In his wedding pictures taken during the 1980s, Steve Fenton is on top of the world. He’s a handsome American newlywed with a sly smirk on his face, about to drink a toast with his beauty queen wife in a traditional wedding in Xalapa, Mexico.

Eight years later, the rising tension begins in this real-life, Hollywood-styled drama, detailed in his new book, Broken Treaty . He became estranged from his wife Silvia, but allowed her to take their son, Stephen, 6, on a two-week trip to her native Mexico in December 1992. More than four, frantic weeks later, he found out Silvia had enrolled their son in a school there, quit her job in California and had no plans of coming back.

“I know a lot of mothers down here who have done this same thing with no problems,” she told him over the phone.

Fenton also spoke with his son during that call, and could tell the boy was close to tears.

“He wanted to come back home to his friends, his school and a model submarine project we were working on,” he says. “Silvia hung up the phone shortly thereafter.”

He pursued the Hague Convention Treaty, an international accord signed by Mexico the previous year, to return his son. A year later, although adamantly assured by both Mexico and the U.S. State Department that his son would be returned to his birth country, Fenton saw that his only hope would be to leave diplomats to their own devices. He began quietly engineering a complex plan to bring his son home to California.

Fenton grew his hair and a beard and donned sunglasses and a hat to disguise his appearance. He hired a pilot and others to help in the extraction of his son from southeastern Mexico. After spending tens of thousands of dollars and risking his life with no guarantee of success, he landed back on U.S. soil – with Stephen.

But while the action movie portion of the story ends here, another saga – single-parenthood – would begin. He offers tips that, despite his unique circumstances, apply to all divorced parents.

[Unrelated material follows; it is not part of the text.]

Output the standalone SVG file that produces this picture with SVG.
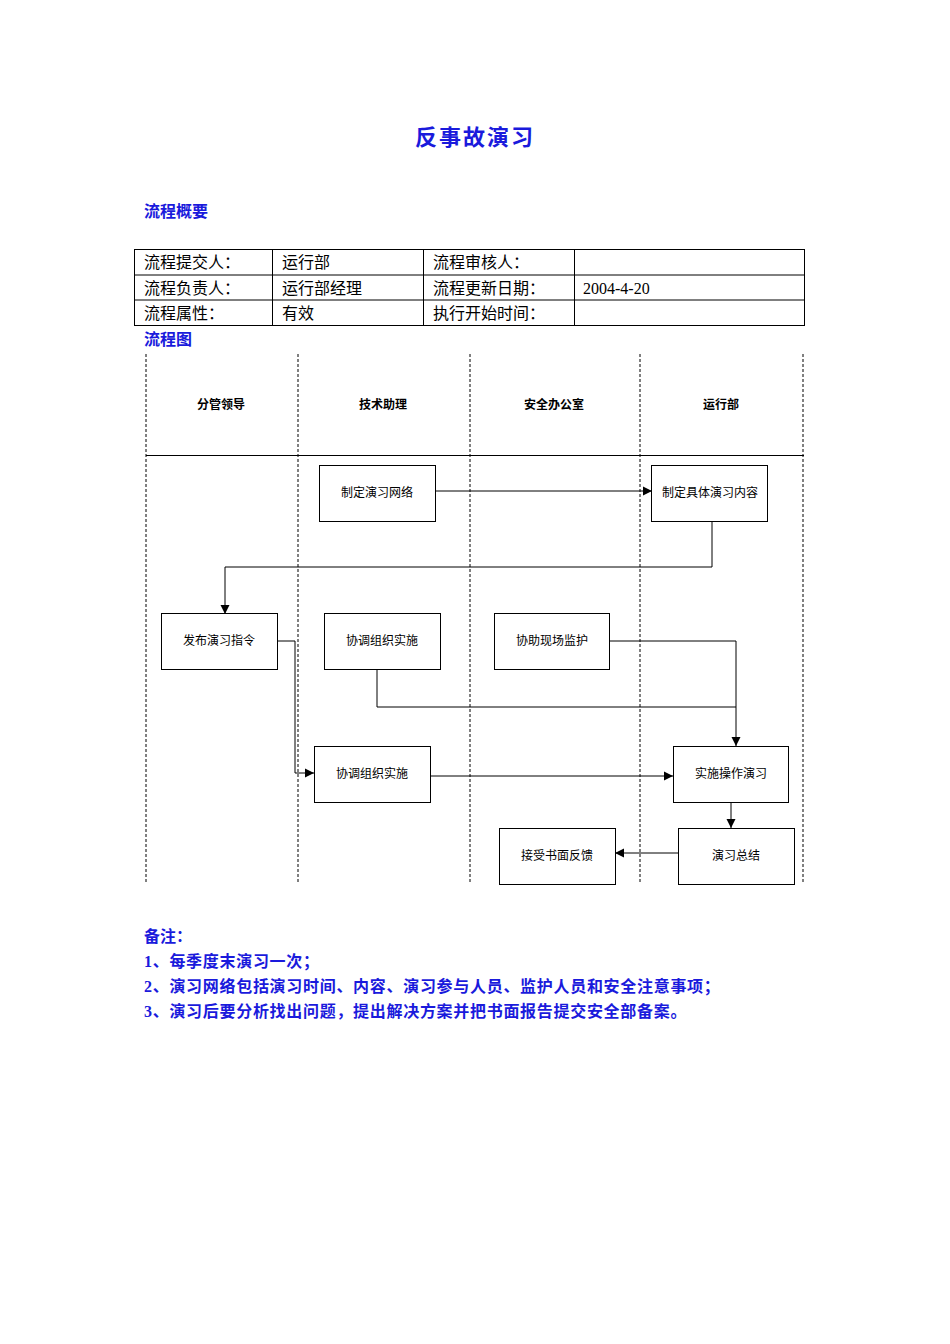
<svg xmlns="http://www.w3.org/2000/svg" width="950" height="1344" viewBox="0 0 950 1344">
<style>
.b{fill:#1a1adc;font-family:"Liberation Serif","Noto Sans CJK SC",serif;font-weight:bold;font-size:16px}
.r{letter-spacing:0.7px}
.t{font-family:"Liberation Serif","Noto Sans CJK SC",serif;font-size:16px;fill:#000}
.n rect{fill:#fff;stroke:#000;stroke-width:1}
.n text,.h{font-family:"Liberation Sans","Noto Sans CJK SC",sans-serif;font-size:12px;text-anchor:middle;fill:#000}
.h{font-weight:bold}
.d{stroke:#000;stroke-dasharray:3,2;stroke-width:1}
.c path{fill:none;stroke:#000;stroke-width:1}
</style>
<defs><marker id="a" markerWidth="10" markerHeight="10" refX="9" refY="5" orient="auto" markerUnits="userSpaceOnUse"><path d="M0,0.5L9,5L0,9.5z" fill="#000"/></marker></defs>
<rect width="950" height="1344" fill="#fff"/>
<text x="475" y="145" class="b" text-anchor="middle" style="font-size:22px;letter-spacing:2px">反事故演习</text>
<text x="144" y="217" class="b">流程概要</text>
<g fill="none" stroke="#000">
<rect x="134.5" y="249.5" width="670" height="76"/>
<path d="M134 275H805M134 300H805M272.5 249V326M423.5 249V326M574.5 249V326"/>
</g>
<text class="t" x="144" y="268">流程提交人：</text><text class="t" x="282" y="268">运行部</text><text class="t" x="433" y="268">流程审核人：</text>
<text class="t" x="144" y="294">流程负责人：</text><text class="t" x="282" y="294">运行部经理</text><text class="t" x="433" y="294">流程更新日期：</text><text class="t" x="583" y="294">2004-4-20</text>
<text class="t" x="144" y="319">流程属性：</text><text class="t" x="282" y="319">有效</text><text class="t" x="433" y="319">执行开始时间：</text>
<text x="144" y="345" class="b">流程图</text>
<g>
<path class="d" d="M146 354V884M298 354V884M470 354V884M640 354V884M803 354V884"/>
<path d="M146 455.5H804" stroke="#000"/>
<text class="h" x="221" y="409">分管领导</text><text class="h" x="383" y="409">技术助理</text><text class="h" x="554" y="409">安全办公室</text><text class="h" x="721" y="409">运行部</text>
</g>
<g class="c">
<path d="M436 491H652" marker-end="url(#a)"/>
<path d="M712 522V567H225V614" marker-end="url(#a)"/>
<path d="M278 641H295V773H314" marker-end="url(#a)"/>
<path d="M610 641H736V746" marker-end="url(#a)"/>
<path d="M377 670V707H736"/>
<path d="M430 776H673" marker-end="url(#a)"/>
<path d="M731 803V828" marker-end="url(#a)"/>
<path d="M678 853H615" marker-end="url(#a)"/>
</g>
<g id="n1" class="n"><rect x="319.5" y="465.5" width="116" height="56"/><text x="377" y="497">制定演习网络</text></g>
<g id="n2" class="n"><rect x="651.5" y="465.5" width="116" height="56"/><text x="710" y="497">制定具体演习内容</text></g>
<g id="n3" class="n"><rect x="161.5" y="613.5" width="116" height="56"/><text x="219" y="645">发布演习指令</text></g>
<g id="n4" class="n"><rect x="324.5" y="613.5" width="116" height="56"/><text x="382" y="645">协调组织实施</text></g>
<g id="n5" class="n"><rect x="494.5" y="613.5" width="115" height="56"/><text x="552" y="645">协助现场监护</text></g>
<g id="n6" class="n"><rect x="314.5" y="746.5" width="116" height="56"/><text x="372" y="778">协调组织实施</text></g>
<g id="n7" class="n"><rect x="673.5" y="746.5" width="115" height="56"/><text x="731" y="778">实施操作演习</text></g>
<g id="n8" class="n"><rect x="499.5" y="828.5" width="116" height="56"/><text x="557" y="860">接受书面反馈</text></g>
<g id="n9" class="n"><rect x="678.5" y="828.5" width="116" height="56"/><text x="736" y="860">演习总结</text></g>
<text x="144" y="942" class="b">备注：</text>
<text x="144" y="967" class="b r">1、每季度末演习一次；</text>
<text x="144" y="992" class="b r">2、演习网络包括演习时间、内容、演习参与人员、监护人员和安全注意事项；</text>
<text x="144" y="1017" class="b r">3、演习后要分析找出问题，提出解决方案并把书面报告提交安全部备案。</text>
</svg>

• It’s not about you. Although Fenton’s heroics to recover his son on foreign soil were life-changing, the mission’s purpose was to provide young Stephen with a better life. That meant giving his son the opportunity to continue his relationship with the mother who abducted him.

• “No Good Deed Goes Unpunished.” That’s the second-to-last chapter title in Fenton’s book. Initially, he took his son to visit his mother at the border, where they two were separated by a tall chain-link fence. He asked authorities to reduce charges against her when she came back to the states, so that his son could continue to have a meaningful relationship with her. His reward – Silvia was perpetually taking Fenton to court for child custody and child support, though she was court-ordered to repay him $51,000 for the rescue mission.

• Forgiveness is ultimately rewarded. Fenton’s second marriage broke up because of the stress on his family from his first wife’s actions. He was reprimanded by his lawyer for putting himself in a compromising situation. But the doting father got the affirmation he was looking for during a lunch with his then-22-year-old son. Stephen spelled out his gratitude for his father’s instincts and actions. “Fourteen years after brining my son home, he helped me understand that I could look ahead and realize that we’d both finally made it home,” Fenton says.

Steve Fenton is a specialty building contractor. After his estranged wife spirited their son, an American, away to Xalapa, Mexico, the father decided he had to take action. With little to no help from the U.S. and Mexican governments after a year and a half, the determined father went on a clandestine recovery mission across the border. What ensued were life-changing events that have defined the lives of father and son. His book was written with some technical assistance from Capt. Chesley “Sully” Sullenberger, the pilot who would later become a national hero after safely landing U.S. Airways Flight 1549 in the Hudson River.